Kalshi has raised a staggering $1 billion in new capital, lifting the CFTC-regulated prediction market platform to an $11 billion valuation, according to TechCrunch. The investment was led by Sequoia Capital and CapitalG, with ongoing backing from Andreessen Horowitz, Paradigm, Anthos Capital and Neo—signaling deepening conviction in the growth trajectory of event-based trading.
The new valuation positions Kalshi just behind rival Polymarket, which is reportedly targeting a $12–$15 billion range in its own next raise. The funding also follows Kalshi’s recent $300 million round at a $5 billion valuation, highlighting the company’s rapid acceleration and surging investor demand in the prediction market landscape.

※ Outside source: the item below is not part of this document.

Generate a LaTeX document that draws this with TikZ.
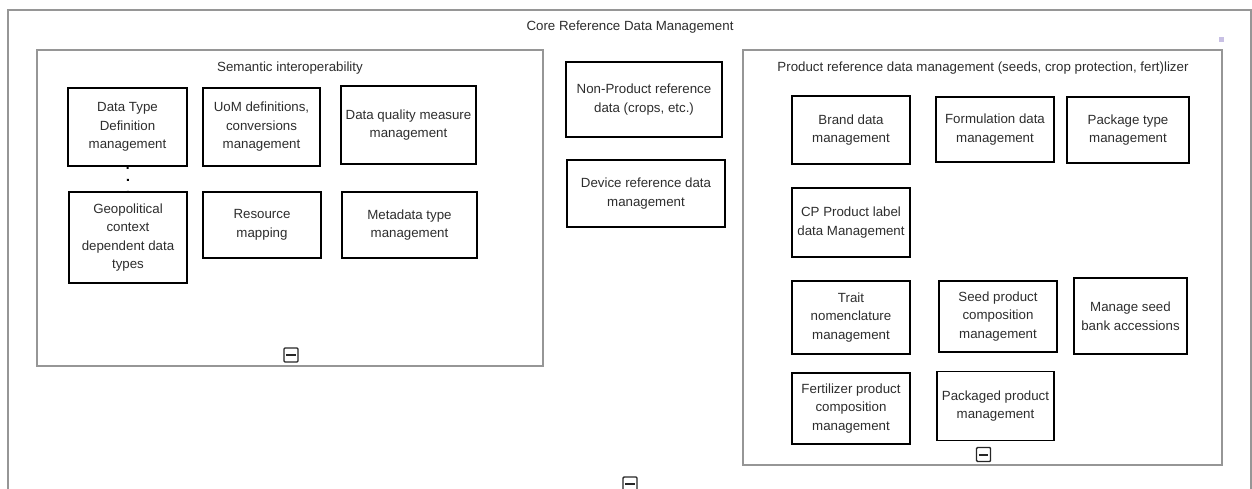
\documentclass[tikz,border=0pt]{standalone}
\usepackage{fontspec}
\setmainfont{Liberation Sans}
\definecolor{framegray}{RGB}{150,150,150}
\definecolor{txt}{RGB}{45,45,45}
\definecolor{lav}{RGB}{200,192,228}
\begin{document}
\begin{tikzpicture}[x=1pt,y=-1pt,
  blk/.style={draw=black, line width=1.6pt, align=center, inner sep=0pt, text=txt,
    font=\fontsize{13.3}{18.5}\selectfont},
  frame/.style={draw=framegray, line width=1.5pt, inner sep=0pt},
  ttl/.style={text=txt, font=\fontsize{13.3}{15}\selectfont, inner sep=0pt},
  minus/.style={draw=black!85, line width=1.4pt, minimum width=14pt, minimum height=14pt, inner sep=0pt, rounded corners=1pt},
  bar/.style={black!85, line width=2pt}
]
\useasboundingbox (0,0) rectangle (1252,489);
% outer frame
\draw[framegray, line width=1.5pt] (8,495) -- (8,10) -- (1251,10) -- (1251,495);
\node[ttl] (coretitle) at (630,27) {Core Reference Data Management};
\fill[lav] (1218.5,37.5) rectangle (1223.5,42.5);

% semantic interoperability frame
\node[frame, minimum width=506pt, minimum height=316pt] (sem) at (290,208) {};
\node[ttl] (semtitle) at (290,68) {Semantic interoperability};
\node[blk, minimum width=119pt, minimum height=78pt] (dt) at (127.5,127) {Data Type\\Definition\\management};
\node[blk, minimum width=117pt, minimum height=78pt] (uom) at (261.5,127) {UoM definitions,\\conversions\\management};
\node[blk, minimum width=135pt, minimum height=78pt] (dq) at (408.5,125) {Data quality measure\\management};
\node[blk, minimum width=118pt, minimum height=91pt] (geo) at (128,237.5) {Geopolitical\\context\\dependent data\\types};
\node[blk, minimum width=118pt, minimum height=66pt] (res) at (262,225) {Resource\\mapping};
\node[blk, minimum width=135pt, minimum height=66pt] (meta) at (409.5,225) {Metadata type\\management};
\draw[black, line width=2pt, dash pattern=on 2pt off 10pt] (dt.south) -- (geo.north);
\node[minus] (semmin) at (291,355) {};
\draw[bar] ([xshift=3pt]semmin.west) -- ([xshift=-3pt]semmin.east);

% middle
\node[blk, minimum width=156pt, minimum height=75pt] (np) at (644,99.5) {Non-Product reference\\data (crops, etc.)};
\node[blk, minimum width=158pt, minimum height=67pt] (dev) at (646,193.5) {Device reference data\\management};

% product frame
\node[frame, minimum width=479pt, minimum height=415pt] (prod) at (982.5,257.5) {};
\node[ttl] (prodtitle) at (983,68) {Product reference data management (seeds, crop protection, fert)lizer};
\node[blk, minimum width=118pt, minimum height=68pt] (brand) at (851,130) {Brand data\\management};
\node[blk, minimum width=118pt, minimum height=65pt] (form) at (995,129.5) {Formulation data\\management};
\node[blk, minimum width=122pt, minimum height=66pt] (pkg) at (1128,130) {Package type\\management};
\node[blk, minimum width=118pt, minimum height=69pt] (cp) at (851,222.5) {CP Product label\\data Management};
\node[blk, minimum width=118pt, minimum height=73pt] (trait) at (851,317.5) {Trait\\nomenclature\\management};
\node[blk, minimum width=118pt, minimum height=71pt] (seed) at (998,316.5) {Seed product\\composition\\management};
\node[blk, minimum width=113pt, minimum height=76pt] (bank) at (1130.5,316) {Manage seed\\bank accessions};
\node[blk, minimum width=118pt, minimum height=71pt] (fert) at (851,408.5) {Fertilizer product\\composition\\management};
\node[blk, minimum width=117pt, minimum height=69pt] (packd) at (995.5,406) {Packaged product\\management};
\node[minus] (prodmin) at (983.5,454.5) {};
\draw[bar] ([xshift=3pt]prodmin.west) -- ([xshift=-3pt]prodmin.east);

% bottom minus of outer frame
\node[minus] (coremin) at (630,484) {};
\draw[bar] ([xshift=3pt]coremin.west) -- ([xshift=-3pt]coremin.east);
\end{tikzpicture}
\end{document}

Kalshi operates as a fully regulated exchange, offering event contracts tied to economic indicators, political developments and other quantifiable outcomes. Its regulatory-first approach, paired with fiat rails, has made it attractive to traders and institutions seeking clarity, compliance and traditional market infrastructure.
Polymarket, by contrast, is rooted in decentralized blockchain architecture. Its on-chain, permissionless design has fueled strong adoption among crypto traders who favor transparency and a broad selection of markets ranging from elections to cultural events.
Together, the two platforms are shaping the future of prediction markets: Kalshi leveraging regulation to push toward mainstream finance, and Polymarket expanding the decentralized frontier for event-driven speculation.